# Anybody live in Northern New Jersey?



## Opie (Dec 28, 2006)

I was wondering if anyone lives in NNJ? It would be awesome to meet/hang out somebody from here. :yes


----------



## mranonhello (Nov 13, 2003)

Hello. :yes Message me on AIM if you wish.


----------



## Opie (Dec 28, 2006)

I don't have AIM, I think I have Yahoo! Messenger. Or maybe I could download AIM......
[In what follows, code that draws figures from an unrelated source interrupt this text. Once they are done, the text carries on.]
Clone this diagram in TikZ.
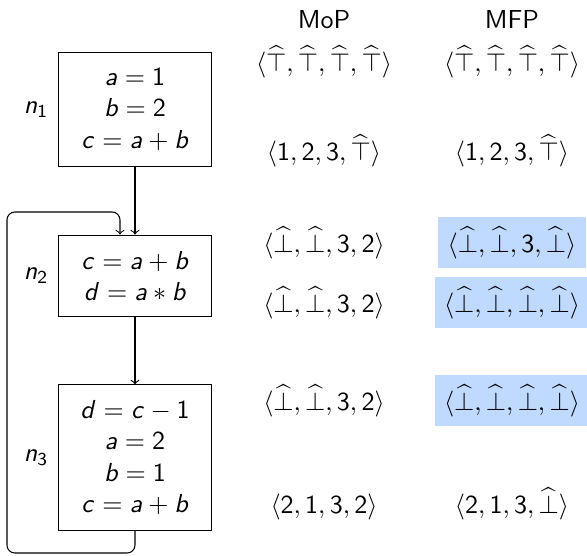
\documentclass[tikz,border=0pt]{standalone}
\usetikzlibrary{positioning}
% sans math: digits and operators from cmss, letters from slanted cmss
\SetSymbolFont{operators}{normal}{OT1}{cmss}{m}{n}
\DeclareSymbolFont{sansit}{OT1}{cmss}{m}{sl}
\DeclareMathSymbol{a}{\mathalpha}{sansit}{`a}
\DeclareMathSymbol{b}{\mathalpha}{sansit}{`b}
\DeclareMathSymbol{c}{\mathalpha}{sansit}{`c}
\DeclareMathSymbol{d}{\mathalpha}{sansit}{`d}
\DeclareMathSymbol{n}{\mathalpha}{sansit}{`n}
\definecolor{hlblue}{RGB}{191,217,255}
\tikzset{
  every node/.style={font=\sffamily},
  block/.style={draw,align=center,minimum width=59.2pt},
  val/.style={anchor=base,inner sep=3.6pt},
  hl/.style={val,fill=hlblue},
}
\newcommand{\tp}{\widehat{\top}}
\newcommand{\bt}{\widehat{\bot}}
\begin{document}
\begin{tikzpicture}[x=0.3846pt,y=-0.3846pt]
			\useasboundingbox (0,0) rectangle (587,556);
			% blocks
			\node[block,minimum height=43.5pt,label=left:$n_1$] (n1) at (135,109.5) {$a=1$\\$b=2$\\$c=a+b$};
			\node[block,minimum height=31.5pt,label=left:$n_2$] (n2) at (135,276) {$c=a+b$\\$d=a*b$};
			\node[block,minimum height=55.8pt,label=left:$n_3$] (n3) at (135,457.5) {$d=c-1$\\$a=2$\\$b=1$\\$c=a+b$};
			\coordinate (lpA) at (7,553);
			\coordinate (lpB) at (120,212);
			\draw[->] (n1) -- (n2);
			\draw[->] (n2) -- (n3);
			\draw[->,rounded corners=3pt] (n3.south) |- (lpA) |- (lpB) -- (lpB |- n2.north);
			% MoP column
			\node[val] (mop) at (324,28) {MoP};
			\node[val] (mop1) at (324,71.5) {$\langle\tp,\tp,\tp,\tp\rangle$};
			\node[val] (mop2) at (324,160) {$\langle 1,2,3,\tp\rangle$};
			\node[val] (mop3) at (324,252) {$\langle\bt,\bt,3,2\rangle$};
			\node[val] (mop4) at (324,312) {$\langle\bt,\bt,3,2\rangle$};
			\node[val] (mop5) at (324,410) {$\langle\bt,\bt,3,2\rangle$};
			\node[val] (mop6) at (324,513) {$\langle 2,1,3,2\rangle$};
			% MFP column
			\node[val] (mfp) at (512,28) {MFP};
			\node[val] (mfp1) at (512,71.5) {$\langle\tp,\tp,\tp,\tp\rangle$};
			\node[val] (mfp2) at (512,160) {$\langle 1,2,3,\tp\rangle$};
			\node[hl] (mfp3) at (512,252) {$\langle\bt,\bt,3,\bt\rangle$};
			\node[hl] (mfp4) at (512,312) {$\langle\bt,\bt,\bt,\bt\rangle$};
			\node[hl] (mfp5) at (512,410) {$\langle\bt,\bt,\bt,\bt\rangle$};
			\node[val] (mfp6) at (512,513) {$\langle 2,1,3,\bt\rangle$};
\end{tikzpicture}
\end{document}
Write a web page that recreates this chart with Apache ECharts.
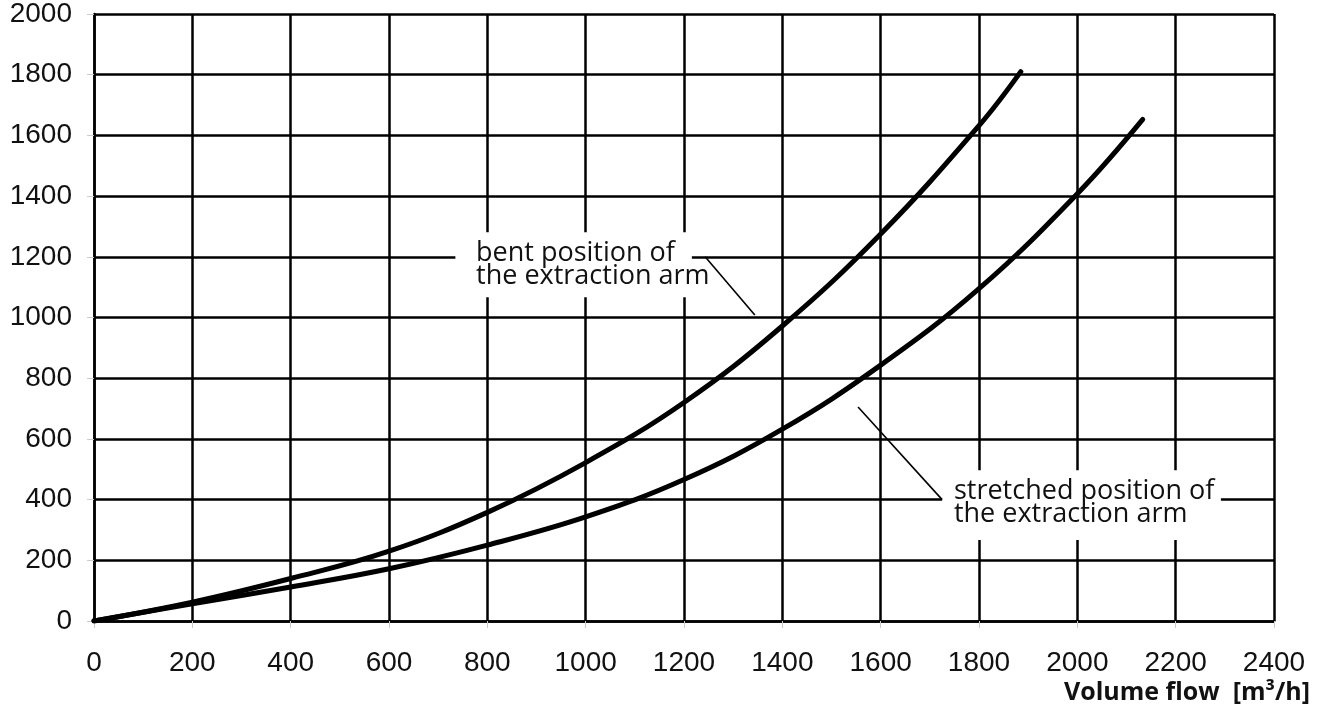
<!DOCTYPE html>
<html>
<head>
<meta charset="utf-8">
<script src="https://cdn.jsdelivr.net/npm/echarts@6/dist/echarts.min.js"></script>
<style>
html,body{margin:0;padding:0;background:#fff;}
#c{width:1318px;height:715px;}
</style>
</head>
<body>
<div id="c"></div>
<script>
const xTicks = [0,200,400,600,800,1000,1200,1400,1600,1800,2000,2200,2400];
const yTicks = [0,200,400,600,800,1000,1200,1400,1600,1800,2000];

const bentX = [0,200,400,600,800,1000,1200,1400,1600,1800,1885];
const bentY = [0,62,140,230,358,522,720,972,1275,1632,1810];

const stretchedX = [0,200,400,600,800,1000,1200,1400,1600,1800,2000,2133];
const stretchedY = [0,57,112,172,250,343,466,632,843,1095,1408,1653];

const bentLabel = ["bent position of", "the extraction arm"];
const stretchedLabel = ["stretched position of", "the extraction arm"];
const xAxisTitle = "Volume flow  [m³/h]";

// annotation anchors in data units
const bentBox = {x1: 735, y1: 1281, x2: 1216, y2: 1067, tx: 777, ty: 1250};
const bentLeader = [[1243, 1200], [1344, 1008]];
const stretchedBox = {x1: 1725, y1: 497, x2: 2292, y2: 267, tx: 1749, ty: 466};
const stretchedLeader = [[1554, 705], [1725, 400]];

const chart = echarts.init(document.getElementById('c'), null, {renderer: 'canvas'});

function pairs(xs, ys){ return xs.map((x,i)=>[x, ys[i]]); }

const option = {
  animation: false,
  backgroundColor: '#fff',
  grid: {left: 94, right: 44, top: 14, bottom: 94, show: false},
  xAxis: {
    type: 'value', min: 0, max: 2400, interval: 200,
    axisLine: {show: true, lineStyle: {color: '#000', width: 2.5}},
    axisTick: {show: true, length: 7, lineStyle: {color: '#ccc', width: 1}},
    axisLabel: {color: '#111', fontSize: 28, fontFamily: 'Liberation Sans, Arial, sans-serif', margin: 28,
      formatter: v => xTicks.includes(v) ? String(v) : ''},
    splitLine: {show: true, lineStyle: {color: '#000', width: 2.5}}
  },
  yAxis: {
    type: 'value', min: 0, max: 2000, interval: 200,
    axisLine: {show: true, lineStyle: {color: '#000', width: 2.5}},
    axisTick: {show: true, length: 7, lineStyle: {color: '#ccc', width: 1}},
    axisLabel: {color: '#111', fontSize: 28, fontFamily: 'Liberation Sans, Arial, sans-serif', margin: 22,
      formatter: v => yTicks.includes(v) ? String(v) : ''},
    splitLine: {show: true, lineStyle: {color: '#000', width: 2.5}}
  },
  series: [
    {
      type: 'line', data: pairs(bentX, bentY), smooth: 0.4, showSymbol: false,
      lineStyle: {color: '#000', width: 5, cap: 'round'}, z: 3
    },
    {
      type: 'line', data: pairs(stretchedX, stretchedY), smooth: 0.4, showSymbol: false,
      lineStyle: {color: '#000', width: 5, cap: 'round'}, z: 3
    }
  ]
};
chart.setOption(option);

function px(p){ return chart.convertToPixel({gridIndex: 0}, p); }

function boxGraphics(box, lines, leader){
  const a = px([box.x1, box.y1]);
  const b = px([box.x2, box.y2]);
  const t = px([box.tx, box.ty]);
  const l0 = px(leader[0]);
  const l1 = px(leader[1]);
  return [
    {type: 'rect', shape: {x: a[0], y: a[1], width: b[0]-a[0], height: b[1]-a[1]},
     style: {fill: '#fff'}, z: 10},
    {type: 'text', x: t[0], y: t[1], z: 11,
     style: {text: lines.join('\n'), fill: '#111', font: '27px "Open Sans", "Noto Sans", sans-serif',
       lineHeight: 23, textVerticalAlign: 'top', verticalAlign: 'top'}},
    {type: 'line', shape: {x1: l0[0], y1: l0[1], x2: l1[0], y2: l1[1]},
     style: {stroke: '#000', lineWidth: 1.6}, z: 11}
  ];
}

const g = [].concat(
  boxGraphics(bentBox, bentLabel, bentLeader),
  boxGraphics(stretchedBox, stretchedLabel, stretchedLeader),
  [{type: 'text', right: 8, bottom: 10, z: 11,
    style: {text: xAxisTitle, fill: '#111', font: 'bold 25px "Open Sans", "Noto Sans", sans-serif'}}]
);
chart.setOption({graphic: g});
</script>
</body>
</html>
Anybody else live in New Jersey?


----------



## mranonhello (Nov 13, 2003)

I'm on yahoo too as robakaradfaraf. :b


----------



## Gabriellabos (Jun 26, 2007)

I USED to live in NJ. :cry I miss it so much!! I visit all the time though, so maybe next time I'm up there?!


----------



## BeNice (Jan 2, 2004)

Yeah, I live by the ocean. I will rent my room out to if you want. If that's too much, I will rent out the closet.


----------



## Tungsten (Dec 11, 2005)

*Re: re: Anybody live in Northern New Jersey?*

I live in north/central NJ.


----------



## Gabriellabos (Jun 26, 2007)

*Re: re: Anybody live in Northern New Jersey?*



Tungsten said:


> I live in north/central NJ, but I might be moving soon.
> 
> 
> 
> ...


You have no idea where I'm living now...TRUST me, you'd say the same thing! lol


----------



## enritt (Nov 12, 2008)

im new here from NNJ

get me on AIM: henryttz for any events


----------



## Catalyzed (Sep 18, 2008)

I'm in central jersey.


----------



## Miwo (Apr 14, 2009)

bumpity bump.
I'm in Morris county


----------



## damfino (May 5, 2009)

I'm in Morris County as well.

AIM: saklar


----------



## Hippo (May 10, 2009)

i used to! (went to montclair state)


----------



## alinicole94 (Mar 17, 2013)

I'm in the tri-state area if people ever want to meet up.


----------



## Arterius (Apr 3, 2012)

Central Jersey.

Meeting up is probably a bad idea unless mutual interests have been established. Just sayin'.


----------



## Cake (Jan 9, 2008)

I'm in North Jersey.


----------



## Janos (Jun 20, 2013)

Scanning the post dates in these threads is a bit depressing. It's like one person leaving the room just before another enters. There never seems to be enough users to actually constitute a 'group'.


----------



## alinicole94 (Mar 17, 2013)

Any of you go to support groups? I was thinking about trying out my local one. Here's a list of ones in Jersey if anyone is interested: http://www.mededfund.org/NJgroups/anxiety.htm


----------



## Hyoobtoob (Mar 19, 2014)

I'd be interested! I'm from Bergen!


----------



## One Man Band (Jan 7, 2014)

Well, this is an old post.


----------



## LowSelfEsteem (Apr 19, 2014)

I'm From Roselle, NJ. Leaving the house might be a little hard though. To Many People, don't know what to say. Making friends is hard


----------



## LowSelfEsteem (Apr 19, 2014)

I'll always be on. There is no where for me to go but work and home


----------